Siege 13

Tamas Dobozy. Milkweed (PGW, dist.), $16 trade paper (448p) ISBN 978-1-57131-097-2
PEN/O. Henry Prize winner Dobozy’s energetic stories, a baker’s dozen, are full of Eastern Europeans (Sándor, Tíbor, Lujza, etc.) involved in events unusual to Western readers that are part of the characters’ everyday lives.
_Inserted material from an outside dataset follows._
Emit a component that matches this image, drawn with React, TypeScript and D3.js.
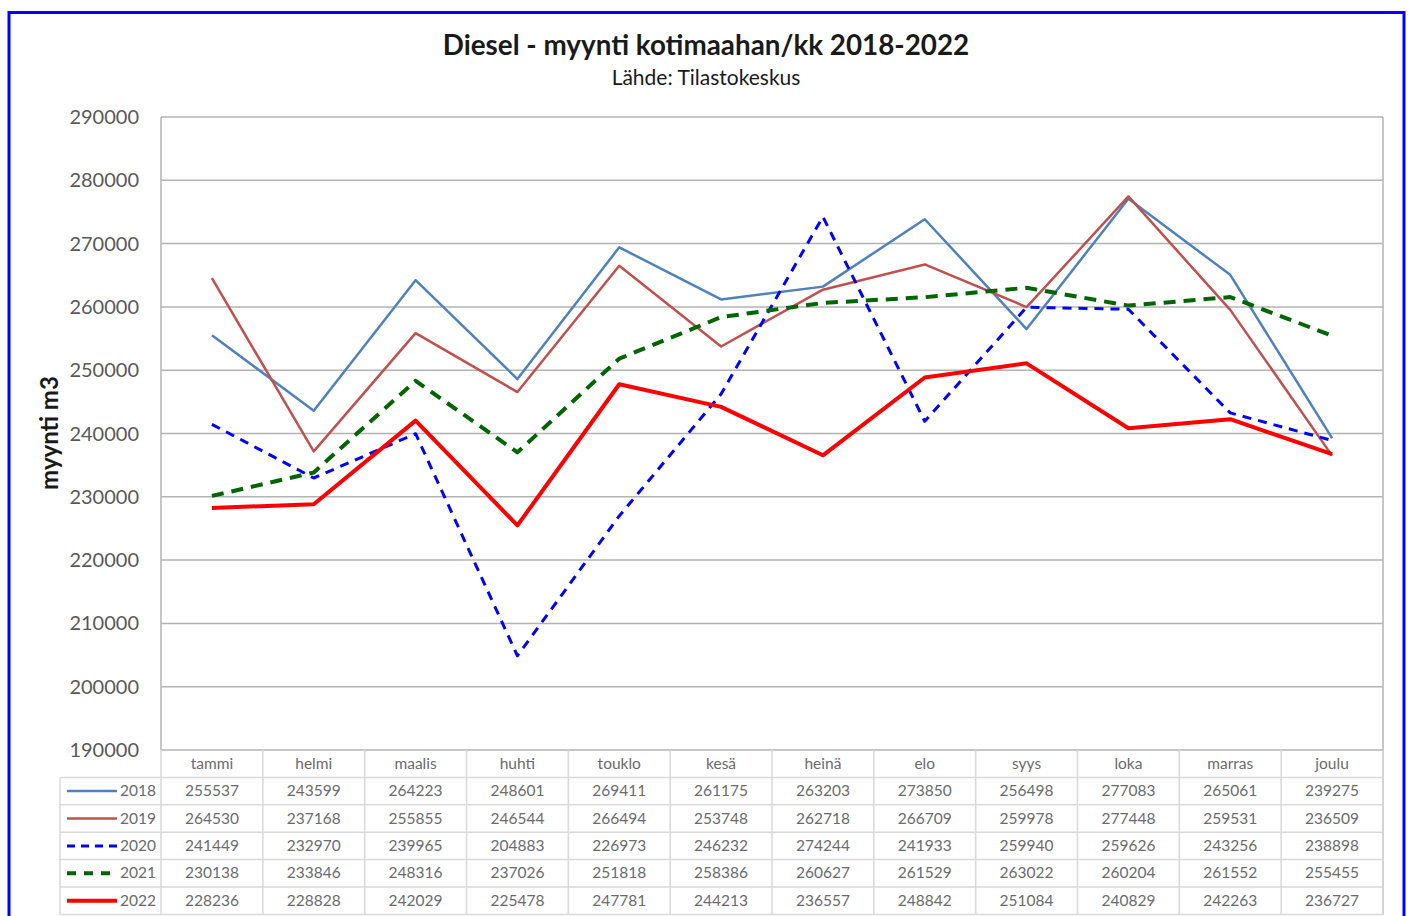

A natural storyteller, Dobozy typically launches intriguingly titled tales with a declarative sentence that increases the interest: “The Ghosts of Budapest and Toronto” begins “Mária didn’t die in the siege of Budapest”; likewise, “The Miracles of Saint Marx” starts: “One of the weirder people to surface during the era of Hungarian communism...” When not in Europe, Dobozy’s characters are typically strangers in a strange land. Narrated by a Fulbright Scholar studying at NYU, “The Atlas of B. Görbe” centers on an elderly and revered yet also overindulgent and corpulent Hungarian-born author (the titular Görbe) who maneuvers in Manhattan like a bull in a china shop. “The Homemade Doomsday Machine” charts a little boy’s obsession with the work of émigré nuclear scientist Otto Kovács, who visits him with the machine’s prototype after an exchange of letters. The centerpiece is the novella-length “The Beautician,” an engrossing tale of love and betrayal among members of the Szécsényi Club, a Hungarian intellectual society in Toronto. Colorful and rich in detail and full of life. (Feb.)